Question 5. The writer is considering deleting the underlined sentence. Should it be kept or deleted?

  • A) Kept, because acknowledging limitations makes the paragraph more balanced and credible.
  • B) Deleted, because it undermines the paragraph's argument in favor of apprenticeships without being developed or resolved. ✓
  • C) Kept, because the rest of the paragraph addresses each of the limitations mentioned.
  • D) Deleted, because apprenticeships are actually available in every professional field.

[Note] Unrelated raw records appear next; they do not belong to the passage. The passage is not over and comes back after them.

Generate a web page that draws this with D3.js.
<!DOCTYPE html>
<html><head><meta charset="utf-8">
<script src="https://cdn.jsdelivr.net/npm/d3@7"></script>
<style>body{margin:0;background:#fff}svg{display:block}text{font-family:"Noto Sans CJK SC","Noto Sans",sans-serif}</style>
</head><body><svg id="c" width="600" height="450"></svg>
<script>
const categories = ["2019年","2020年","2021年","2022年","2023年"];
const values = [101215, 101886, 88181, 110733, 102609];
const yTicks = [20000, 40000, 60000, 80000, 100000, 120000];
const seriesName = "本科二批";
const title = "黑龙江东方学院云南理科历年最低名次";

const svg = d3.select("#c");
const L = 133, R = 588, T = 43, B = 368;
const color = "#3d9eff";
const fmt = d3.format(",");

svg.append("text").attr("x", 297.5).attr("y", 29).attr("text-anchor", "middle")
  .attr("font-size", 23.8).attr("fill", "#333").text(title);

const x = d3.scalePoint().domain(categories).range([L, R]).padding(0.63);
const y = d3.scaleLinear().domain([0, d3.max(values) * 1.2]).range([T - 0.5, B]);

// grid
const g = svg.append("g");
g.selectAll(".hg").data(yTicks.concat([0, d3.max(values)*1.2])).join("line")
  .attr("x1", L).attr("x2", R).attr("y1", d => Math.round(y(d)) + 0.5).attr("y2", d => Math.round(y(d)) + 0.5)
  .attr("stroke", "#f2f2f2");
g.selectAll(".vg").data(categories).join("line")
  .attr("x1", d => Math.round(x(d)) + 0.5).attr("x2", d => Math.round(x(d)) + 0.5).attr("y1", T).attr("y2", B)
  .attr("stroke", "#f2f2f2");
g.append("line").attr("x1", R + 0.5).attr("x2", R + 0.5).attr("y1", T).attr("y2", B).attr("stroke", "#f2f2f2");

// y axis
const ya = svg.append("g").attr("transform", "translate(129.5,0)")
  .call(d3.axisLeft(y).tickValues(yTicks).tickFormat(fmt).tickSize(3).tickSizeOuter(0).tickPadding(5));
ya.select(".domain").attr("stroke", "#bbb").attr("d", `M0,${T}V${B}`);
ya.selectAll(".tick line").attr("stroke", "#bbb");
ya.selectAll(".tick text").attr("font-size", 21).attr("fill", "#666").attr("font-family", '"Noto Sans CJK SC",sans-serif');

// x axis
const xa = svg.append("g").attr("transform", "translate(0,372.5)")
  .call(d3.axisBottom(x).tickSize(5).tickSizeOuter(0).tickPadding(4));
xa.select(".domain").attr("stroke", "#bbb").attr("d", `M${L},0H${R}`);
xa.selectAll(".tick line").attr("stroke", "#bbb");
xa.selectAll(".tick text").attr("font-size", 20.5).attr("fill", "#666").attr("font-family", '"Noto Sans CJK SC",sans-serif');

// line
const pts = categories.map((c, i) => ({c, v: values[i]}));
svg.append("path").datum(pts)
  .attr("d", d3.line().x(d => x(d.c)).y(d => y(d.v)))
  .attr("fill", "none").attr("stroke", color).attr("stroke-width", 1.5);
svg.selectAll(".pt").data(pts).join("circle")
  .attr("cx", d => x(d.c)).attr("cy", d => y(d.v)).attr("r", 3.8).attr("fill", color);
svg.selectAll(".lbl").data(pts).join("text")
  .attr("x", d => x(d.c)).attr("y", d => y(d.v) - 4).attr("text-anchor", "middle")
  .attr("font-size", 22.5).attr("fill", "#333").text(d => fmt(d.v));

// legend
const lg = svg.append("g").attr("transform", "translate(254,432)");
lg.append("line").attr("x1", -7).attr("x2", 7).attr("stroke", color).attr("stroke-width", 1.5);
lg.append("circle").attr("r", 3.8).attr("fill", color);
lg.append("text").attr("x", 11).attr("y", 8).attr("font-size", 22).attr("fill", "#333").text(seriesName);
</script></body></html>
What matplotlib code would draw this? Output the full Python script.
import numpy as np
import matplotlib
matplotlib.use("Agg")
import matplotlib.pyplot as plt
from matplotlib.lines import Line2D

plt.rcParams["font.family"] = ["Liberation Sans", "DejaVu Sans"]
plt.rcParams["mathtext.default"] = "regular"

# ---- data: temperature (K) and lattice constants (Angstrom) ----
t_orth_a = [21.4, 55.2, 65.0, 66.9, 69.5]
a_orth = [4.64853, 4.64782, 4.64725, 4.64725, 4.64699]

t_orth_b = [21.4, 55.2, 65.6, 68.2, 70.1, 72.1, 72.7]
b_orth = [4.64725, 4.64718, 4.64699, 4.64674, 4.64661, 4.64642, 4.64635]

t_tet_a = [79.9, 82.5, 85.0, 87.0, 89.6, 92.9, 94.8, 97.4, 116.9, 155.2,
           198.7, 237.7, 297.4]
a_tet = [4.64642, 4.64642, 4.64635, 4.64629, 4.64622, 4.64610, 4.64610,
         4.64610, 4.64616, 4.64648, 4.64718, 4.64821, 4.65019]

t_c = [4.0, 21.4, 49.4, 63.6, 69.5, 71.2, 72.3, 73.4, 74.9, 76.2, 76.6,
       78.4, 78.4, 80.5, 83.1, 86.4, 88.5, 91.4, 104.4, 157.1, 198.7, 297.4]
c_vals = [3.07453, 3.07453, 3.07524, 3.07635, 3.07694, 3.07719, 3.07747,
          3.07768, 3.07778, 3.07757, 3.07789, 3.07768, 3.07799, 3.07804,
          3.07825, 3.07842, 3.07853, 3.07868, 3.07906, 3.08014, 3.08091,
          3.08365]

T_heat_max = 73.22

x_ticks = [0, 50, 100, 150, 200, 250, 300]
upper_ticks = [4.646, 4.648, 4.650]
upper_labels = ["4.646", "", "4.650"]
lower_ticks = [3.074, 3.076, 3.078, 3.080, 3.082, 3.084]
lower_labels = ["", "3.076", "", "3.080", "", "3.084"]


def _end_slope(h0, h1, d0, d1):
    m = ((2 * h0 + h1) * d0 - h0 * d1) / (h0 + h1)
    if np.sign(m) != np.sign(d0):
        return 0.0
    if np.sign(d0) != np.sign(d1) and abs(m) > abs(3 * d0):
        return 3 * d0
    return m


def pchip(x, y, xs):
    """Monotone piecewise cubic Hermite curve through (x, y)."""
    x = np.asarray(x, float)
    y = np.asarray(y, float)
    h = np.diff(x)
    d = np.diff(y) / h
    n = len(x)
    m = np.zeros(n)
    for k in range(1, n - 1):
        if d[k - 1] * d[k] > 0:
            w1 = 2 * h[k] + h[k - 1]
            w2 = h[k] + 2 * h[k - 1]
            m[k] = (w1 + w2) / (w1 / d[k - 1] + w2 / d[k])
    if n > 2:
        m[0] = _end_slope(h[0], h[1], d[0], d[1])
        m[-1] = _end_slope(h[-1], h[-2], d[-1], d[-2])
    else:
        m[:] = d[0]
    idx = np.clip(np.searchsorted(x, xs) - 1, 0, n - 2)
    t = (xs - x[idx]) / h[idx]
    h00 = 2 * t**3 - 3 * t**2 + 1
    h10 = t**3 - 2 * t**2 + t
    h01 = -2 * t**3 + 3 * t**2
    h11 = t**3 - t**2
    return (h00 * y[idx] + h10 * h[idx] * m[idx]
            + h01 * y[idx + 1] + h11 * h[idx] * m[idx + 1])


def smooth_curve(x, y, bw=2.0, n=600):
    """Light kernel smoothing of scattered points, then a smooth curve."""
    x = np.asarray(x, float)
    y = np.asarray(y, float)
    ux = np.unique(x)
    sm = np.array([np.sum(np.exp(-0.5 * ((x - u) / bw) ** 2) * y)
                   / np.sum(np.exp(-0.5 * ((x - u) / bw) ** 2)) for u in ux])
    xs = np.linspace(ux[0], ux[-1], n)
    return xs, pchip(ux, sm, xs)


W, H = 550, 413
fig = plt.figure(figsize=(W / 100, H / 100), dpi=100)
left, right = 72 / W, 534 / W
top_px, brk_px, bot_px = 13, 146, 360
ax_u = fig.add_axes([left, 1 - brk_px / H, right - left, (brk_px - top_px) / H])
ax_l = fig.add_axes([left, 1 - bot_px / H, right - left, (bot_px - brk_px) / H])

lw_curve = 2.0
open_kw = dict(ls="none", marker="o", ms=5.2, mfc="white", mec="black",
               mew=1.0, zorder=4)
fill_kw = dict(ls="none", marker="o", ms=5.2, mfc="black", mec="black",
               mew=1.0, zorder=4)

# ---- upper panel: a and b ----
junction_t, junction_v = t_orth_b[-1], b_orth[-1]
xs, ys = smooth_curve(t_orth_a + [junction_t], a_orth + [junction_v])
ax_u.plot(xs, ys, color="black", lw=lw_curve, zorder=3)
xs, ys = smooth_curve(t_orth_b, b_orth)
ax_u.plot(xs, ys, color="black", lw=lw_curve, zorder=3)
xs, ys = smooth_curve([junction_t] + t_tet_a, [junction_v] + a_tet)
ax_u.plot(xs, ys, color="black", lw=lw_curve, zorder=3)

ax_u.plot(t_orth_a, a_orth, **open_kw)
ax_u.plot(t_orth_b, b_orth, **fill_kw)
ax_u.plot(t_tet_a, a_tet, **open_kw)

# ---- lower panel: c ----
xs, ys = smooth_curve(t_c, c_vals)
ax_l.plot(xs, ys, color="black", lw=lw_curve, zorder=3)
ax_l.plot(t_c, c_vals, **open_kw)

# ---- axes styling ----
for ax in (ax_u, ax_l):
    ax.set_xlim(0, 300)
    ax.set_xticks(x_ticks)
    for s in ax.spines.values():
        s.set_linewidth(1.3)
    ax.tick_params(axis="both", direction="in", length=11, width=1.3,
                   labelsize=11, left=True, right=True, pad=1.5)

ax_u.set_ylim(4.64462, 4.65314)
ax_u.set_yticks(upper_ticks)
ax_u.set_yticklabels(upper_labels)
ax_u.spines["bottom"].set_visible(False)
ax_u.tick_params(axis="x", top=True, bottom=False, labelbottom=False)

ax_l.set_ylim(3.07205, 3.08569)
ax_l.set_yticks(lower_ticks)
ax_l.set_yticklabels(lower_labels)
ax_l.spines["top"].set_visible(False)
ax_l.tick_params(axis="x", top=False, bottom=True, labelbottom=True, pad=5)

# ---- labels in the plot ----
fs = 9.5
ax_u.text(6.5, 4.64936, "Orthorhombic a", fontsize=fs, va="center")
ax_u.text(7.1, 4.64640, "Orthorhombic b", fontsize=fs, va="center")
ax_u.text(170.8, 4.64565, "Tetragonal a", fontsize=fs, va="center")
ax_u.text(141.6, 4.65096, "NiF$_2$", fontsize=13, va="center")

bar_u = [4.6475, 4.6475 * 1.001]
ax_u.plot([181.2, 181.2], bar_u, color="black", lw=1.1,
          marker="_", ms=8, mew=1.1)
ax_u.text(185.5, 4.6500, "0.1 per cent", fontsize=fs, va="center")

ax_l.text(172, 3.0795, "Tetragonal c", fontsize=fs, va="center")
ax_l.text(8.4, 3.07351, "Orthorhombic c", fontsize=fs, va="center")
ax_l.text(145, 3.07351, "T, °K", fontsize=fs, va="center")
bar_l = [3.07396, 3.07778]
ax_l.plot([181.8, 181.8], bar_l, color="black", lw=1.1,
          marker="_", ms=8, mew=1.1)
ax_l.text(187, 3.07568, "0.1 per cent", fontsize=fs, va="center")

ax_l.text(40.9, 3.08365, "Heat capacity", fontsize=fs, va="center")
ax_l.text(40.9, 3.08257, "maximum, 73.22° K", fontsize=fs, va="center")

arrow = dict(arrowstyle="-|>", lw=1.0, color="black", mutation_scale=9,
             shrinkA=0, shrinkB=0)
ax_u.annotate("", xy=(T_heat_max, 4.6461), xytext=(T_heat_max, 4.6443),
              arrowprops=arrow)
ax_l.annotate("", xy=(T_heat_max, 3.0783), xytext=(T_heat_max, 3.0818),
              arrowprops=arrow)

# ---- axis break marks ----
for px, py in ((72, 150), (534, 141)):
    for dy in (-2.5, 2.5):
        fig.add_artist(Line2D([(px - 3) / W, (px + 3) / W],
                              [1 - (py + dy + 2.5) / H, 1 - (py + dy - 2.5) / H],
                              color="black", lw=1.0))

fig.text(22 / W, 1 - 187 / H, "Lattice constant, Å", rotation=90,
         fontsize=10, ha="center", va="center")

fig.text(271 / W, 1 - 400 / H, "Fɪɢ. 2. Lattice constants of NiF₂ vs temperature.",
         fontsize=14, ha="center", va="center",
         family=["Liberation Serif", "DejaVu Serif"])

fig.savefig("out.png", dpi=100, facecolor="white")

Explanation: Choice B is correct. The paragraph is a straightforward argument for the value of apprenticeships: they address a labor shortage, pay workers while they train, and lead to above-median salaries. The underlined sentence introduces two counterarguments (limited availability, employer preference for degrees) but then drops them entirely, the next sentence returns immediately to apprenticeship benefits without addressing either limitation. Dropping a counterargument without responding to it weakens rather than balances an argument. Deleting it keeps the paragraph focused and argumentatively coherent. Choice A argues that acknowledging limitations increases credibility, that can be true when the limitations are addressed and rebutted, but here they are simply stated and abandoned, which creates a logical gap. Choice C claims the rest of the paragraph addresses the limitations; it does not; sentence 4 is about high salaries, not about field availability or employer preferences. Choice D disputes a factual claim, which is the wrong basis for any ACT deletion decision.